Included in the 440-card set was a subset of 1990 NHL Draft picks. Included in that subset is the only 1990-91 rookie card of Martin Brodeur. There has always been a premium on goalies in the hockey card market. Say what you want about Patrick Roy, Dominik Hasek, Ken Dryden or even Terry Sawchuk. Brodeur’s resume allows him to lay claim to being the best goalie in NHL history. If you don’t think he was, it doesn’t really matter. The record book says he was.
Because 1990-91 was the dawning of the junk wax era, Brodeur and Lindros rookie cards aren’t worth hundreds of dollars. They aren’t even worth tens of dollars. The cards were mass produced, and because so many of them came out of boxed factory sets, the condition of most cards is very good.
But how can you not look at this set as one of the best rookie card checklists of all-time?

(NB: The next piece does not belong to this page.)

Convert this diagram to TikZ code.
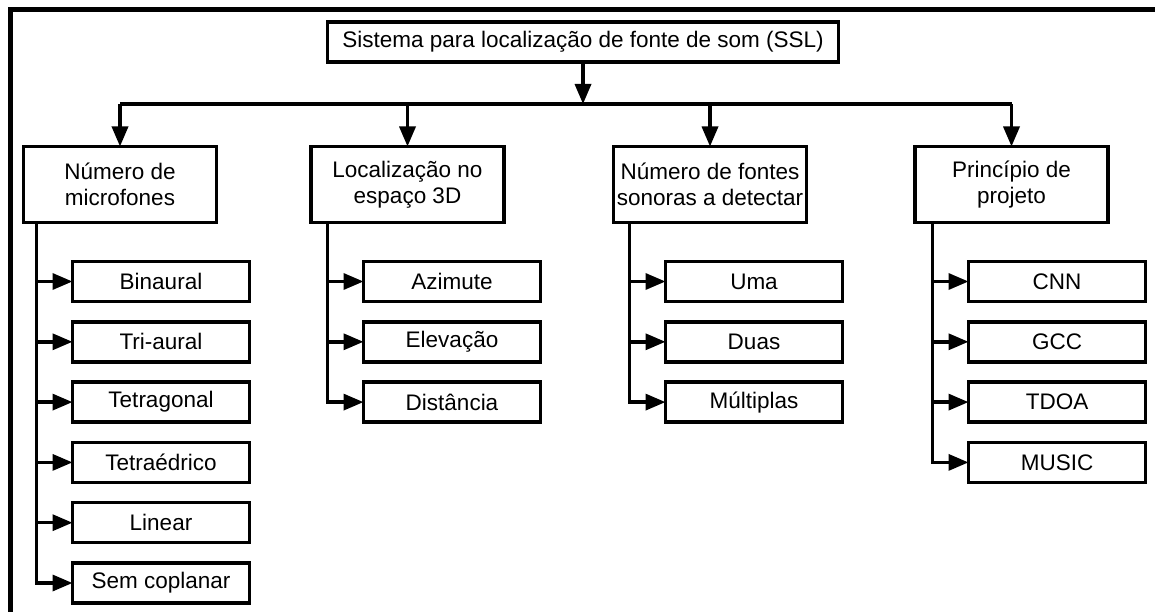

In addition to the exclusive Brodeur and Lindros RCs, the set includes rookie cards of Jaromir Jagr, Mats Sundin, Sergei Makarov, Owen Nolan, Jeremy Roenick, Mark Recchi, Curtis Joseph, Mike Modano, Alexander Mogilny and dozens more.
Before long, Score Hockey evolved. Foil parallels entered the picture, and insert cards began to appear. Pinnacle released a premium brand, Pinnacle, with sharp black backgrounds and borders on the design. After that came Select, and then Zenith, and then Certified. But Score always remained one of Pinnacle’s biggest hockey sellers at an entry level price point.
As an investment, 1990-91 Score Hockey is not something to take a look at. But for the serious collector, it’s a fantastic set to have in sheets and in a binder as part of a collection. The set is loaded with Hall of Famers, and includes the only rookie cards of two legendary players. The 1990-91 rookie card class is one of the best in the history of hockey card collecting, with rookie cards of four players who went on to win the Calder Trophy…all for just a few bucks.
It’s production and price may scream junk wax, but the set, like the 1990-91 Upper Deck Hockey set, is a great addition to a collection for someone who loves hockey cards and can appreciate it for what it is instead of what it is, or isn’t, worth.